Just look up in the sky tonight, and if you luck out with some clear skies you'll see a tiny black dot passing over the sun. You can think of it as a mini solar eclipse. Instead of the moon obstructing the sun, it's Venus. Because it's much farther away, it only shows up as a tiny dot, so don't expect a full blackout.
It happens in eight year pairs spaced more than 100 years apart. It happened in 2004, but won't happen again until 2117.
If you have a break in the clouds to look up, you have to be careful. Staring at the sun is dangerous. Just like an eclipse, the only way to view this safely is using some solar-safe glasses, a welder's glass, or an indirect method like punching a pinhole and viewing it on paper.

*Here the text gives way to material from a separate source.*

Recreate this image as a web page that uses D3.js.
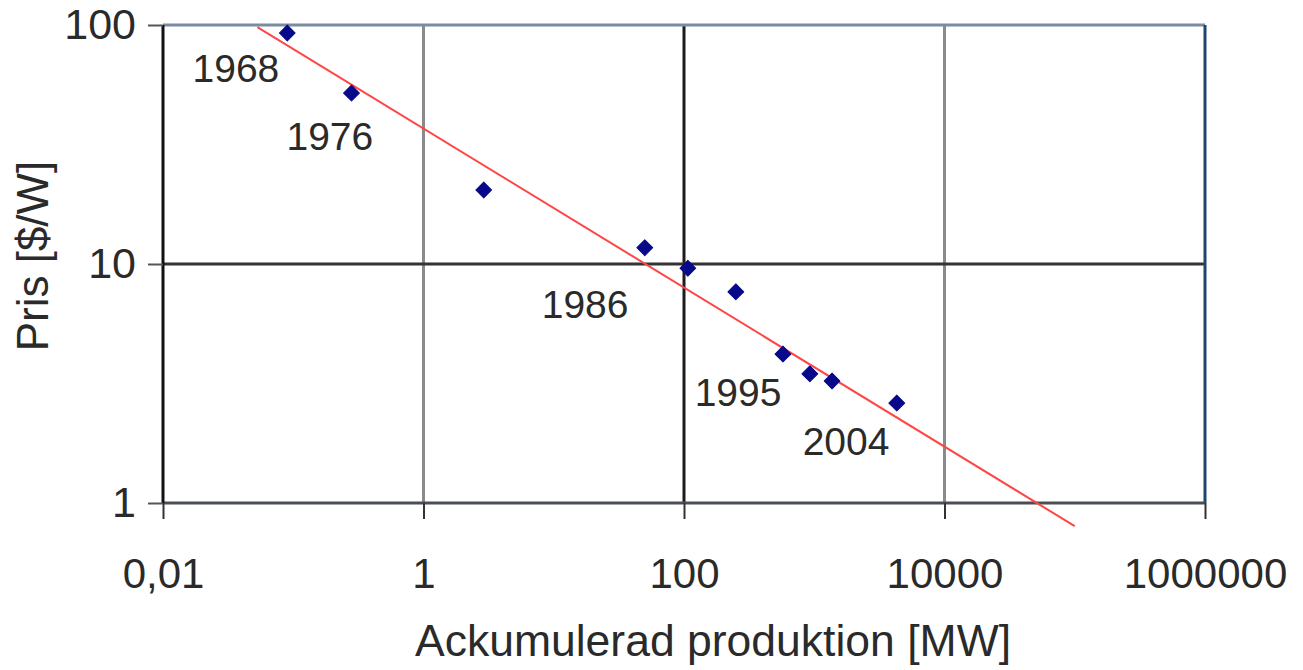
<!DOCTYPE html>
<html>
<head>
<meta charset="utf-8">
<script src="https://cdn.jsdelivr.net/npm/d3@7"></script>
<style>
  html, body { margin: 0; padding: 0; background: #fff; }
  svg { display: block; }
  text { font-family: "Liberation Sans", Arial, sans-serif; fill: #2a2a2a; }
</style>
</head>
<body>
<svg id="chart" width="1303" height="670"></svg>
<script>
// ---- data ----
const produktion = [0.09, 0.28, 2.9, 50, 107, 250, 575, 925, 1370, 4300];   // MW
const pris       = [92.6, 51.9, 20.4, 11.7, 9.6, 7.65, 4.2, 3.47, 3.24, 2.62]; // $/W
const labelYears = ["1968", "1976", "1986", "1995", "2004"];
const labelX     = [0.0363, 0.191, 17.4, 260, 1754];
const labelY     = [57.8, 30.0, 5.94, 2.55, 1.59];
const trendX     = [0.053, 100000];
const trendY     = [98, 0.80];
const xTicks     = [0.01, 1, 100, 10000, 1000000];
const xTickLabels= ["0,01", "1", "100", "10000", "1000000"];
const yTicks     = [1, 10, 100];
const yTickLabels= ["1", "10", "100"];

// ---- layout ----
const svg = d3.select("#chart");
const L = 163, R = 1205, T = 25, B = 503;
const x = d3.scaleLog().domain([0.01, 1000000]).range([L, R]);
const y = d3.scaleLog().domain([1, 100]).range([B, T]);

svg.append("rect").attr("width", 1303).attr("height", 670).attr("fill", "#fff");

// gridlines
const gridColX = {1: "#8a8a8a", 100: "#1c1c1c", 10000: "#8a8a8a"};
svg.append("g").selectAll("line").data([1, 100, 10000]).join("line")
  .attr("x1", d => x(d)).attr("x2", d => x(d))
  .attr("y1", T).attr("y2", B)
  .attr("stroke", d => gridColX[d]).attr("stroke-width", 3);
svg.append("g").selectAll("line").data([10]).join("line")
  .attr("x1", L).attr("x2", R)
  .attr("y1", d => y(d)).attr("y2", d => y(d))
  .attr("stroke", "#333").attr("stroke-width", 3);

// frame
svg.append("line").attr("x1", L).attr("x2", R).attr("y1", T).attr("y2", T)
  .attr("stroke", "#7b8ca0").attr("stroke-width", 3);
svg.append("line").attr("x1", R).attr("x2", R).attr("y1", T).attr("y2", B)
  .attr("stroke", "#1e4470").attr("stroke-width", 3);

// axes
const xAxis = d3.axisBottom(x).tickValues(xTicks)
  .tickFormat((d, i) => xTickLabels[i]).tickSize(16).tickPadding(39);
const gx = svg.append("g").attr("transform", `translate(0,${B})`).call(xAxis);
gx.select(".domain").attr("stroke", "#4a4f55").attr("stroke-width", 3)
  .attr("d", `M${L},0H${R}`);
gx.selectAll(".tick line").attr("stroke", "#333").attr("stroke-width", 2);
gx.selectAll(".tick text").attr("font-size", 42).attr("fill", "#2a2a2a")
  .attr("font-family", "Liberation Sans, Arial, sans-serif");

const yAxis = d3.axisLeft(y).tickValues(yTicks)
  .tickFormat((d, i) => yTickLabels[i]).tickSize(15).tickPadding(12);
const gy = svg.append("g").attr("transform", `translate(${L},0)`).call(yAxis);
gy.select(".domain").attr("stroke", "#111").attr("stroke-width", 3)
  .attr("d", `M0,${T}V${B}`);
gy.selectAll(".tick line").attr("stroke", "#555").attr("stroke-width", 2);
gy.selectAll(".tick text").attr("font-size", 43).attr("fill", "#2a2a2a")
  .attr("font-family", "Liberation Sans, Arial, sans-serif");

// trend line
const lineGen = d3.line().x(d => x(d[0])).y(d => y(d[1]));
svg.append("path").datum(d3.zip(trendX, trendY))
  .attr("d", lineGen).attr("fill", "none")
  .attr("stroke", "#ff4646").attr("stroke-width", 2);

// points
const sym = d3.symbol().type(d3.symbolSquare).size(125);
svg.append("g").selectAll("path").data(d3.zip(produktion, pris)).join("path")
  .attr("d", sym)
  .attr("transform", d => `translate(${x(d[0])},${y(d[1])}) rotate(45)`)
  .attr("fill", "#08088a")
  .attr("stroke", "#08088a").attr("stroke-width", 1).attr("stroke-linejoin", "round");

// year labels
svg.append("g").selectAll("text").data(labelYears).join("text")
  .attr("x", (d, i) => x(labelX[i])).attr("y", (d, i) => y(labelY[i]))
  .attr("text-anchor", "middle").attr("font-size", 39)
  .text(d => d);

// axis titles
svg.append("text").attr("x", 713).attr("y", 656)
  .attr("text-anchor", "middle").attr("font-size", 44.5)
  .text("Ackumulerad produktion [MW]");
svg.append("text").attr("transform", "translate(48,256) rotate(-90)")
  .attr("text-anchor", "middle").attr("font-size", 44)
  .text("Pris [$/W]");
</script>
</body>
</html>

All the action begins at 6:09 p.m. when Venus first emerges in front of the sun, and will end for us at sunset at 8:21 p.m.
Here at home you have a great place to watch the event. The Ingram Planetarium in Sunset Beach is hosting a viewing party. They'll have experts to speak about the event, and you'll be able to view it on their solar telescope. The event runs 5-7 p.m.